Arrow-right Camera
The Spokesman-Review Newspaper
Spokane, Washington  Est. May 19, 1883

Deal targets illegal fishing

Piracy undermines fishing economies

Renee Schoof McClatchy

WASHINGTON — Illegal fishing undermines efforts to stop overfishing and shrinks the profits of legal commercial fishermen, the oceans chiefs of the United States and the European Union declared on Wednesday, as they pledged to cooperate to nab fish pirates.

Although it’s a global problem, the U.S. and the European Union declared they have a big responsibility for solving it because they catch and import so much seafood. The EU is the world’s top seafood importer, followed by Japan and the U.S.

Illegal fishing is one of the most serious threats to American fishing jobs and the health of the world’s oceans, said Jane Lubchenco, the administrator of the National Oceanic and Atmospheric Administration.

NOAA says the illegal operations allow pirates to cut corners and lower their costs, and so they have an unfair competitive advantage. In the world’s poorest countries, the large pirate vessels take fish that’s needed by subsistence fishermen, Lubchenco said at a news conference here.
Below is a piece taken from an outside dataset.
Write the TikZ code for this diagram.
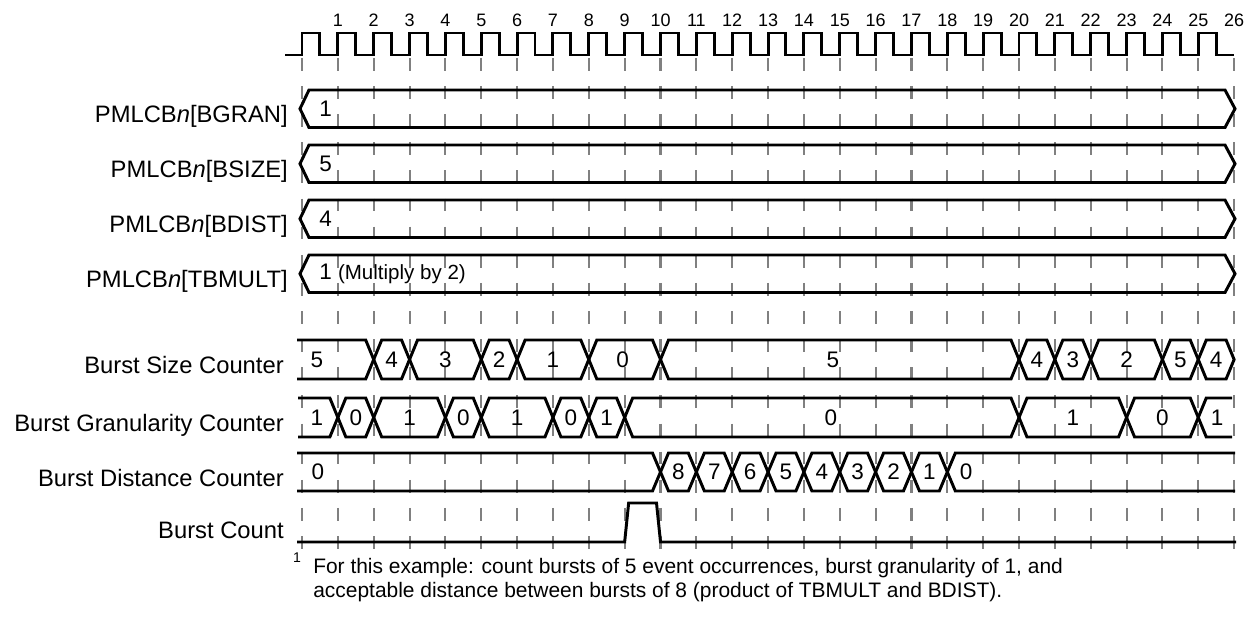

Her European counterpart, Maria Damanaki, who visited Washington to sign the agreement on Wednesday, said that an EU report estimated that pirates globally take 20 percent of the catch, but some environmental groups estimate it’s 30 percent.

“The truth is, we don’t know exactly, but we have to find out,” she said.

The lack of information makes it difficult for consumers to know whether much of their seafood was legally and sustainably caught. In the U.S., more than 80 percent of seafood is imported. About half of the imports are wild-caught fish, and half are farm-raised.

“We don’t have a real good handle on the extent of illegal imports,” Lubchenco said.

She said that the agreement she and Damanaki signed calls for the U.S. and the EU to work together to identify pirate vessels and deny them port entry and also to train more science observers and enforcement personnel.

Under Damanaki’s leadership as commissioner for fisheries and maritime affairs, the EU in 2010 started to require that all fish it imported or caught had to have a certificate showing its legality. Damanaki said her goal is to get international support for a global certificate.

Lubchenco said the United States didn’t plan a certificate program but instead would rely on the countries where fishing vessels are registered to make sure they operate legally. The U.S. already restricts port entry for vessels on the piracy lists of international regional fisheries organizations that it belongs to.

The U.S. also can impose trade sanctions on countries that don’t take steps to stop fish piracy.

Global economic losses from fish piracy are estimated at $10 billion to $23.5 billion a year, Lubchenco said.